What is supposed to be a body that calls attention to human rights has instead been warped into a U.N. agency that provides cover for the atrocities committed by corrupt member states. Look no further than the UNHRC’s membership roster to understand why this body could never take a legitimate interest in defending human rights. Its current membership roster includes authoritarian states and Islamic supremacist regimes such as China, Cuba, Pakistan, Qatar, and Venezuela, among many others.
And it seems the only thing that these totalitarian UNHRC members can agree on is how much they hate Israel.

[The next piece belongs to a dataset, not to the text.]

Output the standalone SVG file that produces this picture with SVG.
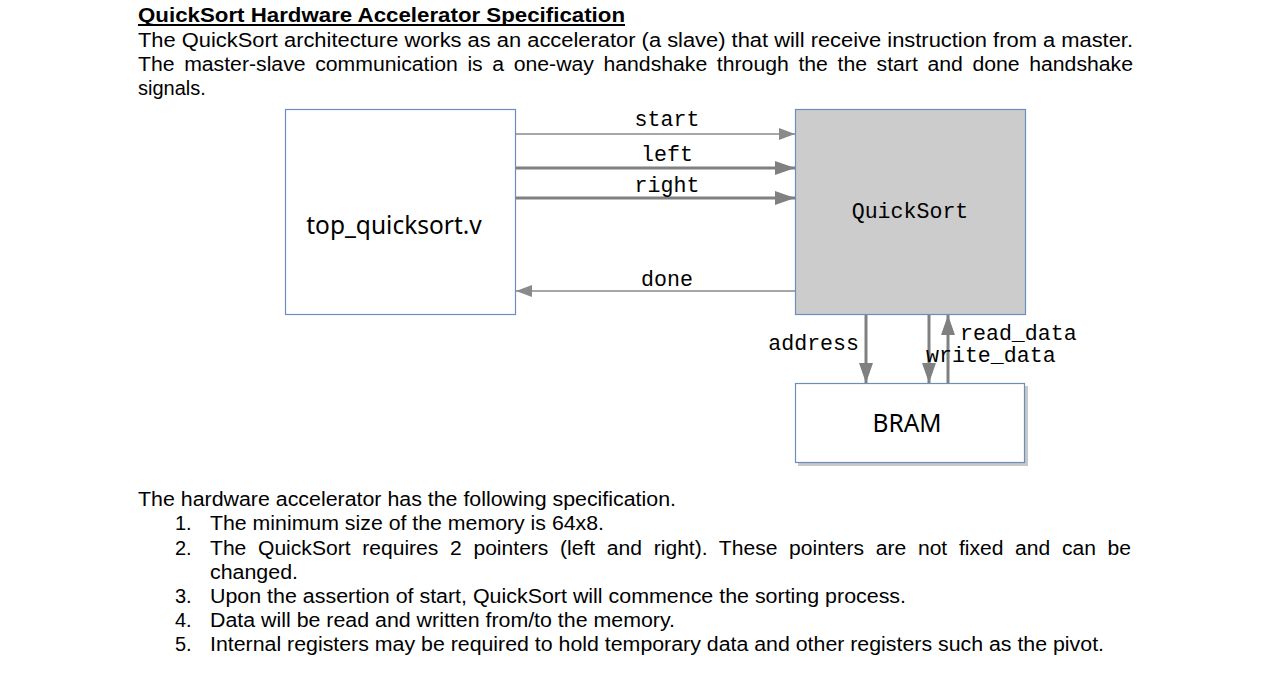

Too bad it isn’t cozy with a dictatorial regime like say…North Korea. Then every thing would be hunky dory, right?
Here…if you want another view…take a peek at the Independent:
And once again, like the Iran Treaty, when the Trump Regime doesn’t like something, instead of trying to fix it they just run away from it.
But the US “will have to be in the room” in order to make any significant change to the Council, Ms Dayal (Anjali Dayal, an international security professor at Fordham University) noted.
However, Ms Dayal said the US is not without “valid criticisms” of the body. There are “human rights abusers with seats on the Council,” Ms Dayal explained.
Possibly negotiating with UN leadership in New York may work. The US does have a chance to fix the issues “if they wanted to throw enough political weight behind the issue” but playing the “we’re going home because we can’t get what we want” card likely will not help reform efforts, which worries other countries on the Council who were counting on the weight of the US voice.
And if you want to world to stop adopting an anti-Israel posture…maybe help Israel fix their issues with the Palestinians instead of throwing another log in the fire?